Rationalism and the shrinking God

Donald Miller speaking with his friend Laura a while before her own conversion to Christianity:

I don’t think there is an explanation. My belief in Jesus did not seem rational or scientific, and yet there was nothing I could do to separate myself from this belief. I think Laura believed that all things that were true were rational. But that isn’t the case. Love, for example, is a true emotion, but it is not rational. What I mean is, people actually feel it. I have been in love, plenty of people have been in love, yet love cannot be proved scientifically. Neither can beauty. Light cannot be proved scientifically, and yet we all believe in light and by light see all things. There are plenty of things that are true that don’t make any sense. I think one of the problems Laura was having was that she wanted God to make sense. He doesn’t. He will make no more sense to me than I will make sense to an ant.

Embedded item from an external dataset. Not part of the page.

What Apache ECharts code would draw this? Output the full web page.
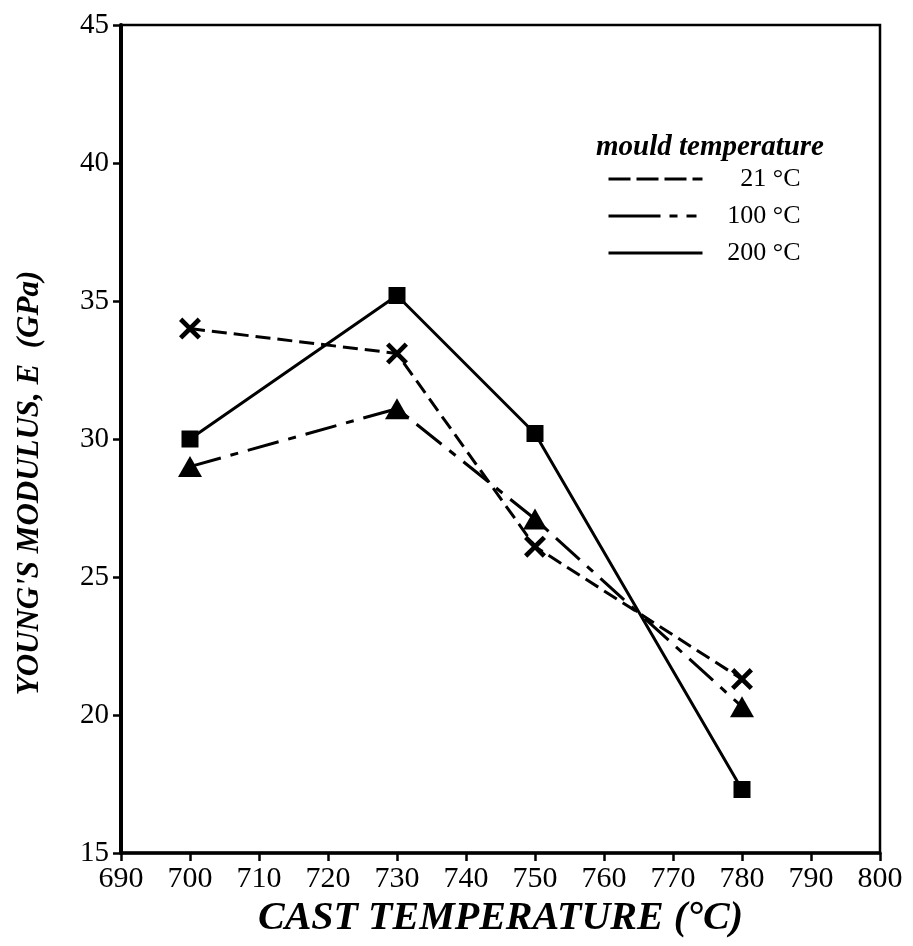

-Donald Miller, Blue Like Jazz, p.54

Christianity is largely within the grip of rationalism. I have a lot of threads to pull together on this one and don’t have the time to do it today. Travis Prinzi at the Rabbit room explores a facet of it (related to myth and story) today. Augustine’s God was huge. However many times he said his God was even larger, Calvin’s God was actually a smaller then Augustine’s. The God of the Westminster Confession is even smaller than Calvin’s. God is plenty rational, but the whole world cannot contain him.